All of this raises two questions. One, are Biden’s demands that he is placing on the military impossible to meet? Two, of what quality is the operational and tactical advice the military is giving to the Biden White House?

Milley seems to tactfully answer the first in the August 18 briefing when he discusses the requirements of the job the military was given. Essentially, we had to abandon Bagram because Biden would not authorize more force. But he undercuts that argument on June 23 when says that operationally he doesn’t even need Bagram.

Clearly, today, after 13 U.S. service members have been killed and Kabul airport remains surrounded by enemies, and the U.S. military openly says it’s now depending on the Taliban for security, abandoning Bagram was a colossal mistake. It’s going to rate with the Bay of Pigs as one of the most serious and consequential blunders in U.S. military history.

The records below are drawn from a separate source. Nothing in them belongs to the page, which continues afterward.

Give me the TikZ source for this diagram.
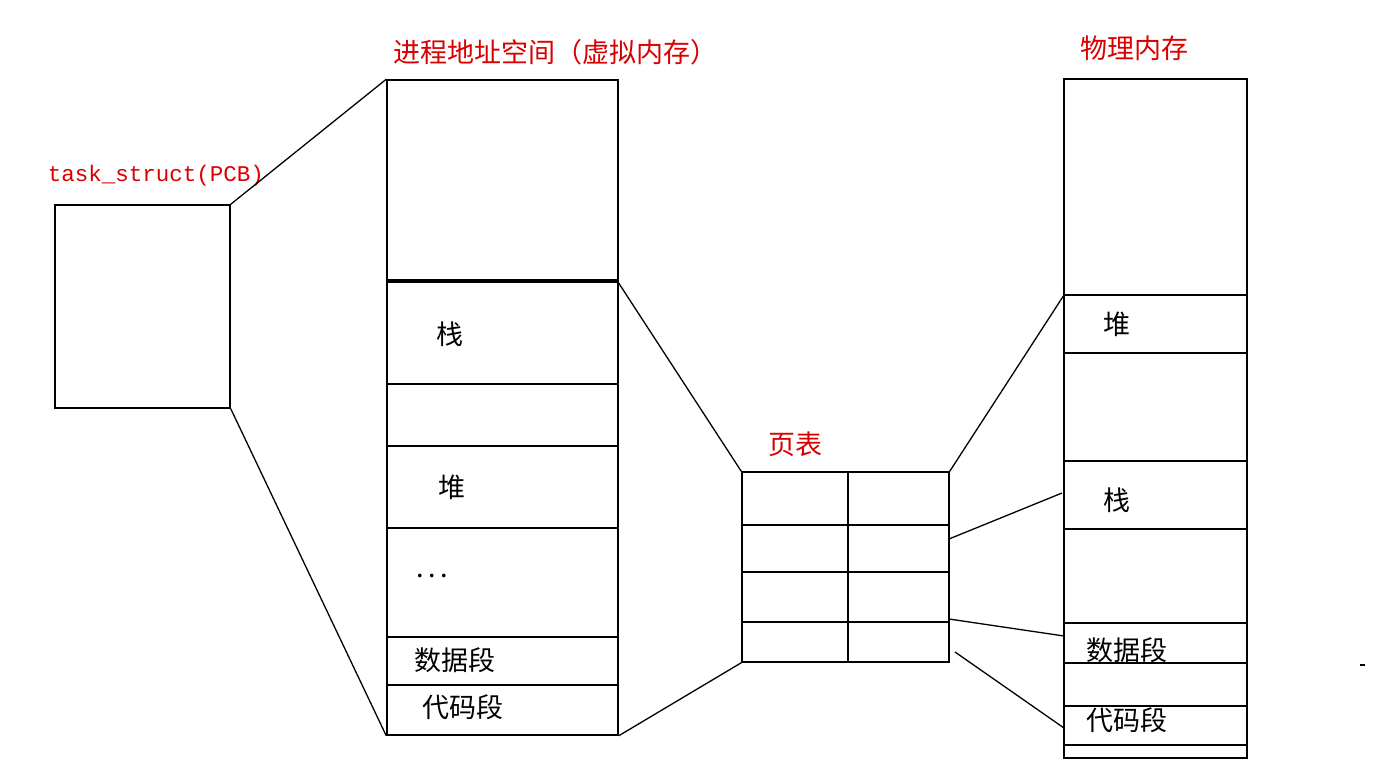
\documentclass[tikz,border=0pt]{standalone}
\usepackage{fontspec}
\setmainfont{Liberation Serif}
\newfontfamily\cjk{Noto Sans CJK SC}
\newfontfamily\monof{Liberation Mono}
\begin{document}
\begin{tikzpicture}[x=1pt,y=-1pt,
  box/.style={draw,line width=1.5pt},
  ln/.style={line width=1.3pt},
  red/.style={text=red!85!black,font=\cjk\fontsize{27}{30}\selectfont},
  lab/.style={font=\cjk\fontsize{27}{30}\selectfont}]
\useasboundingbox (0,0) rectangle (1384,764);
% PCB
\node[box,minimum width=175pt,minimum height=203pt,inner sep=0] (pcb) at (142.5,306.5) {};
\node[text=red!85!black,font=\monof\fontsize{22.5}{26}\selectfont] (pcbl) at (156,176) {task\_struct(PCB)};
% virtual memory
\node[box,minimum width=231pt,minimum height=655pt,inner sep=0] (vm) at (502.5,407.5) {};
\foreach \y in {280,282,384,446,528,637,685} \draw[ln] (387,\y) -- (618,\y);
\node[red] (vmt) at (555,52) {进程地址空间（虚拟内存）};
\node[lab] (v1) at (450,334) {栈};
\node[lab] (v2) at (452,487) {堆};
\node[lab] (v3) at (432,576) {.\,.\,.};
\node[lab] (v4) at (455,660) {数据段};
\node[lab] (v5) at (463,707) {代码段};
\draw[ln] (pcb.north east) -- (vm.north west);
\draw[ln] (pcb.south east) -- (vm.south west);
% page table
\node[box,minimum width=207pt,minimum height=190pt,inner sep=0] (pt) at (845.5,567) {};
\draw[ln] (848,472) -- (848,662);
\foreach \y in {525,572,622} \draw[ln] (742,\y) -- (949,\y);
\node[red] (ptl) at (795,444) {页表};
\coordinate (vs) at (618,282);
\draw[ln] (vs) -- (pt.north west);
\draw[ln] (vm.south east) -- (pt.south west);
% physical memory
\node[box,minimum width=183pt,minimum height=679pt,inner sep=0] (pm) at (1155.5,418.5) {};
\foreach \y in {295,353,461,529,623,663,706,745} \draw[ln] (1064,\y) -- (1247,\y);
\node[red] (pmt) at (1134,48) {物理内存};
\node[lab] (p1) at (1117,324) {堆};
\node[lab] (p2) at (1117,500) {栈};
\node[lab] (p3) at (1127,650) {数据段};
\node[lab] (p4) at (1127,720) {代码段};
\coordinate (a1) at (1064,295); \coordinate (a2) at (1062,493);
\coordinate (a3) at (1064,636); \coordinate (a4) at (1064,728);
\coordinate (b2) at (949,539); \coordinate (b3) at (949,619); \coordinate (b4) at (955,652);
\draw[ln] (pt.north east) -- (a1);
\draw[ln] (b2) -- (a2);
\draw[ln] (b3) -- (a3);
\draw[ln] (b4) -- (a4);
\draw[line width=1.3pt] (1360,665) -- (1365,665);
\end{tikzpicture}
\end{document}
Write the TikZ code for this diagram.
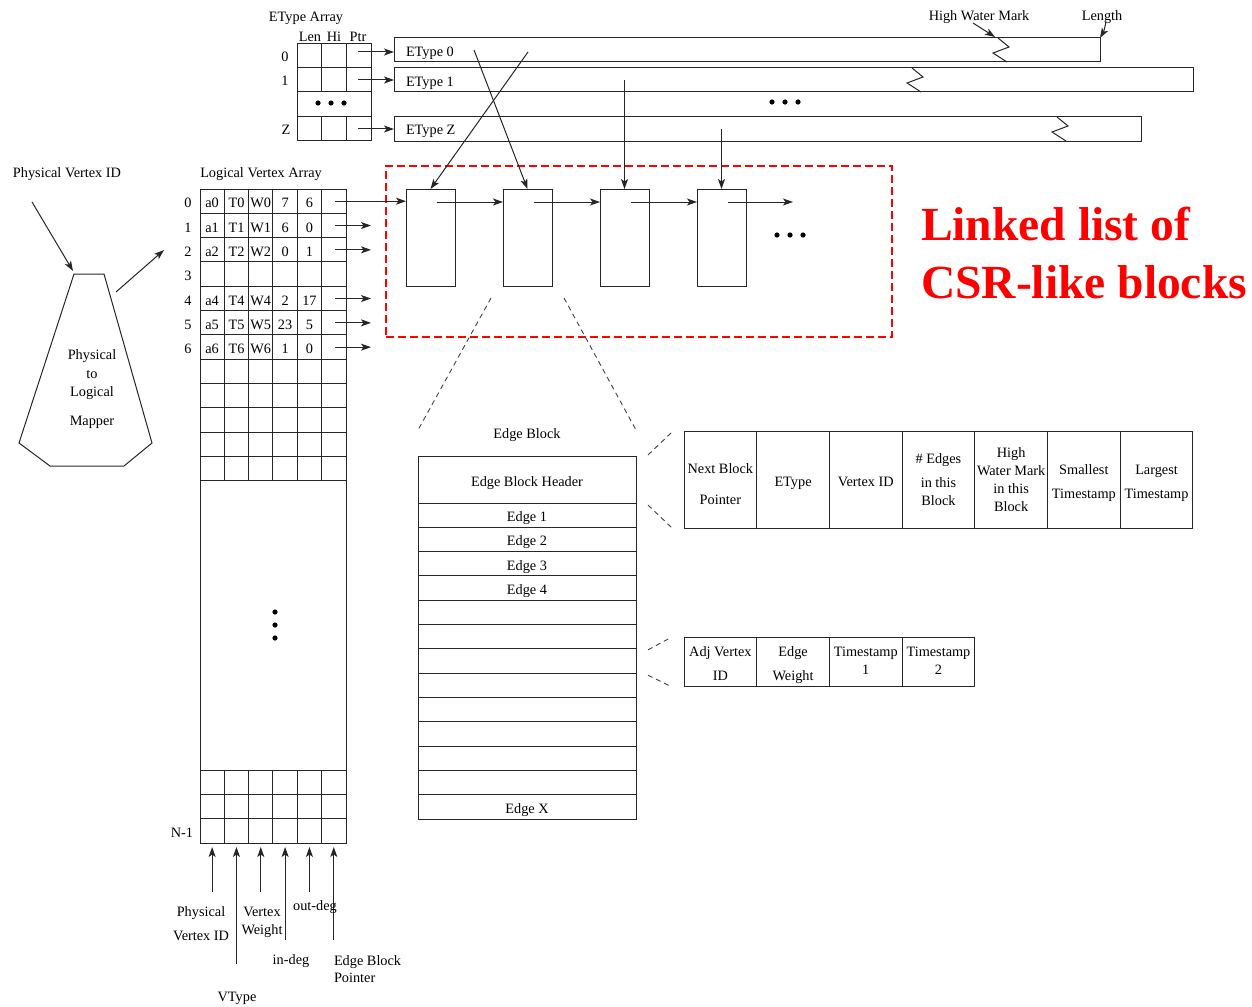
\documentclass[tikz,border=0pt]{standalone}
\usepackage{fontspec}
\setmainfont{Liberation Serif}
\usepackage{tikz}
\usetikzlibrary{arrows.meta,positioning,calc}

\begin{document}
\begin{tikzpicture}[
  x=1pt, y=-1pt,
  font=\fontsize{14.3}{17}\selectfont,
  every node/.style={inner sep=1pt, outer sep=0pt, text height=13pt, text depth=0pt},
  ml/.style={text height={}, align=center},
  ln/.style={draw=black!85, line width=1pt},
  arr/.style={-{Stealth[length=10pt,width=7pt,inset=2.5pt]}, draw=black!85, line width=1pt},
  bar/.style={ln, rectangle, minimum height=24pt, inner sep=0pt, anchor=north west},
  blk/.style={ln, rectangle, minimum width=49pt, minimum height=97pt, inner sep=0pt, anchor=north west},
  erow/.style={ln, rectangle, minimum width=218pt, minimum height=24.31pt, inner sep=0pt, anchor=north west},
  hcell/.style={ln, rectangle, minimum width=72.7pt, minimum height=97pt, inner sep=0pt, anchor=north west},
  ecell/.style={hcell, minimum height=49pt},
  zoomln/.style={draw=black!75, line width=0.9pt, dash pattern=on 5pt off 4pt},
  csr/.style={draw=red, line width=2pt, dash pattern=on 8pt off 4pt, rectangle, inner sep=0pt, anchor=north west},
  csrtext/.style={text=red, font=\fontsize{47.5}{58}\selectfont\bfseries, anchor=base west, inner sep=0pt}
]
\useasboundingbox (0,0) rectangle (1252,1006);

% EType array
\node (etlbl) at (306,15) {EType Array};
\node (hlen) at (310,35) {Len};
\node (hhi) at (334,35) {Hi};
\node (hptr) at (358,35) {Ptr};
\draw[ln] (297,44) rectangle (371,140);
\foreach \yy in {68,92,117} \draw[ln] (297,\yy) -- (371,\yy);
\foreach \xx in {321.7,346} {
  \draw[ln] (\xx,44) -- (\xx,92);
  \draw[ln] (\xx,117) -- (\xx,140);
}
\foreach \i in {0,1,2} \fill (318+\i*13,103) circle (2.6pt);
\node (r0) at (285,55) {0};
\node (r1) at (285,79) {1};
\node (rz) at (286,128) {Z};

\node[bar, minimum width=706pt] (et0) at (394,38) {};
\node[bar, minimum width=799pt] (et1) at (394,68) {};
\node[bar, minimum width=747pt] (etz) at (394,117) {};
\node[anchor=west] (et0t) at (405,50) {EType 0};
\node[anchor=west] (et1t) at (405,80) {EType 1};
\node[anchor=west] (etzt) at (405,128) {EType Z};
\foreach \zx/\zy in {998/38, 912/68, 1057/117}
  \draw[ln] (\zx,\zy) -- ++(11,9) -- ++(-16,6) -- ++(14,9);
\foreach \i in {0,1,2} \fill (772+\i*13,102) circle (2.6pt);

\coordinate (p0) at (358,52);
\coordinate (p1) at (358,80);
\coordinate (pz) at (358,129);
\draw[arr] (p0) -- (p0 -| et0.west);
\draw[arr] (p1) -- (p1 -| et1.west);
\draw[arr] (pz) -- (pz -| etz.west);

\node (hwm) at (979,14) {High Water Mark};
\node (len) at (1102,14) {Length};
\coordinate (hwmtail) at (973,23);
\coordinate (hwmtip) at (995,37);
\draw[arr] (hwmtail) -- (hwmtip);
\draw[arr] ([xshift=4pt]len.south) to[bend left=10] (et0.north east);

% linked list of blocks
\node[csr, minimum width=506pt, minimum height=171pt] (csrbox) at (386,166) {};
\node[csrtext] (csr1) at (921,240) {Linked list of};
\node[csrtext] (csr2) at (921,298) {CSR-like blocks};

\foreach \i/\xx in {1/406,2/503,3/600,4/697}
  \node[blk] (b\i) at (\xx,189) {};
\foreach \i/\j in {1/2,2/3,3/4} {
  \coordinate (nx\i) at ($(b\i.north)+(6,13)$);
  \draw[arr] (nx\i) -- (nx\i -| b\j.west);
}
\coordinate (nx4) at ($(b4.north)+(6,13)$);
\coordinate (nxend) at (793,202);
\draw[arr] (nx4) -- (nxend);
\foreach \i in {0,1,2} \fill (777+\i*13,235) circle (2.6pt);

\coordinate (s0a) at (474,50);
\coordinate (s0b) at (528,52);
\coordinate (s1) at (624.5,80);
\coordinate (sz) at (721.5,129);
\draw[arr] (s0a) -- (b2.north);
\draw[arr] (s0b) -- (b1.north);
\draw[arr] (s1) -- (b3.north);
\draw[arr] (sz) -- (b4.north);

% physical to logical mapper
\node (pvid) at (67,171) {Physical Vertex ID};
\draw[ln] (74,274) -- (104,274) -- (152,443) -- (124,466) -- (50,466) -- (19,443) -- cycle;
\node[ml, font=\fontsize{14.3}{18.5}\selectfont] (mapper) at (92,387.5)
  {Physical\\to\\Logical\\[10pt]Mapper};
\coordinate (pvtail) at (32,202);
\coordinate (mapin) at (73,271);
\coordinate (mapout) at (116,292);
\coordinate (lvahead) at (164,250);
\draw[arr] (pvtail) -- (mapin);
\draw[arr] (mapout) -- (lvahead);

% logical vertex array
\node (lvalbl) at (261,171) {Logical Vertex Array};
\draw[ln] (200,189) rectangle (346,843);
\foreach \r in {1,...,12} \draw[ln] (200,189+\r*24.33) -- (346,189+\r*24.33);
\foreach \yy in {770,794.3,818.7} \draw[ln] (200,\yy) -- (346,\yy);
\foreach \c in {1,...,5} {
  \draw[ln] (200+\c*24.33,189) -- (200+\c*24.33,481);
  \draw[ln] (200+\c*24.33,770) -- (200+\c*24.33,843);
}
\foreach \r in {0,...,6} \node (rl\r) at (188,201.2+\r*24.33) {\r};
\node (rln) at (182,831) {N-1};
\foreach \r/\va/\vb/\vc/\vd/\ve in {0/a0/T0/W0/7/6, 1/a1/T1/W1/6/0, 2/a2/T2/W2/0/1,
    4/a4/T4/W4/2/17, 5/a5/T5/W5/23/5, 6/a6/T6/W6/1/0} {
  \foreach \c/\v in {1/\va,2/\vb,3/\vc,4/\vd,5/\ve}
    \node (v\r-\c) at (187.8+\c*24.33,201.2+\r*24.33) {\v};
}
\coordinate (pt0) at (335,201.2);
\draw[arr] (pt0) -- (pt0 -| b1.west);
\foreach \r in {1,2,4,5,6} {
  \coordinate (pt\r) at (335,201.2+\r*24.33);
  \coordinate (pe\r) at (371,201.2+\r*24.33);
  \draw[arr] (pt\r) -- (pe\r);
}
\foreach \i in {0,1,2} \fill (275,612+\i*13) circle (2.6pt);

% field arrows
\foreach \c/\ty in {1/892,2/964,3/892,4/940,5/892,6/940} {
  \coordinate (ft\c) at (187.8+\c*24.33,\ty);
  \coordinate (fh\c) at (187.8+\c*24.33,847);
  \draw[arr] (ft\c) -- (fh\c);
}
\node[ml, font=\fontsize{14.3}{24}\selectfont] (fpv) at (201,924) {Physical\\Vertex ID};
\node[ml, font=\fontsize{14.3}{18}\selectfont] (fvw) at (262,920.5) {Vertex\\Weight};
\node (fout) at (315,904) {out-deg};
\node (fin) at (291,958) {in-deg};
\node[ml, align=left, anchor=west, font=\fontsize{14.3}{17}\selectfont] (febp) at (333,969) {Edge Block\\Pointer};
\node (fvt) at (237,995) {VType};

% edge block
\node (eblbl) at (527,432) {Edge Block};
\node[erow, minimum height=47pt] (ebh) at (418,456) {Edge Block Header};
\foreach \i/\t in {1/Edge 1,2/Edge 2,3/Edge 3,4/Edge 4,13/Edge X}
  \node[erow] (e\i) at (418,503+\i*24.31-24.31) {\t};
\foreach \i in {5,...,12}
  \node[erow] (e\i) at (418,503+\i*24.31-24.31) {};
\coordinate (zl) at (491,298);
\coordinate (zr) at (564,298);
\draw[zoomln] (zl) -- ($(ebh.north west)+(0,-26)$);
\draw[zoomln] (zr) -- ($(ebh.north east)+(0,-26)$);

% header fields
\foreach \i/\s/\t in {0/4.5/{Next Block\\[13pt]Pointer}, 1/2.5/EType, 2/2/Vertex ID,
    3/0/{\# Edges\\[6pt]in this\\Block}, 4/0/{High\\Water Mark\\in this\\Block},
    5/2.5/{Smallest\\[6pt]Timestamp}, 6/2.5/{Largest\\[6pt]Timestamp}} {
  \node[hcell] (h\i) at (684+\i*72.7,431) {};
  \node[ml, font=\fontsize{14.3}{18}\selectfont] (ht\i) at ($(h\i.center)+(0,\s)$) {\t};
}
\draw[zoomln] ($(ebh.north east)+(12,-1)$) -- ($(h0.north west)+(-12,1)$);
\draw[zoomln] ($(ebh.south east)+(12,2)$) -- ($(h0.south west)+(-12,0)$);

% edge fields
\foreach \i/\s/\t in {0/2/{Adj Vertex\\[6pt]ID}, 1/2.5/{Edge\\[6pt]Weight}, 2/-1/{Timestamp\\1}, 3/-1/{Timestamp\\2}} {
  \node[ecell] (d\i) at (684+\i*72.7,637) {};
  \node[ml, font=\fontsize{14.3}{18}\selectfont] (dt\i) at ($(d\i.center)+(0,\s)$) {\t};
}
\draw[zoomln] ($(e7.north east)+(12,1)$) -- ($(d0.north west)+(-14,1)$);
\draw[zoomln] ($(e7.south east)+(12,2)$) -- ($(d0.south west)+(-14,0)$);
\end{tikzpicture}
\end{document}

What the Biden White House and the military have created is an Alamo-style siege in a hostile country thousands of miles from home, but worse: It’s surrounded by multiple enemies who hate each other, who have no thought for civilian casualties, who can and probably are using each other as proxies against the United States, and who all know that images of dead Americans will go straight back to U.S. computers, phones, and TV where those images will impact Biden’s next moves. The enemies, who are not operating in concert, have the initiative and can decide whether to storm the airport or not. They are all making that calculation independently of each other and outside what most would consider rational decision-making. Some of those enemies are now armed with American weapons and uniforms.

Additionally, Biden himself is of questionable capacity, is an extremely weak and indecisive man, and has a track record going back decades for getting everything wrong.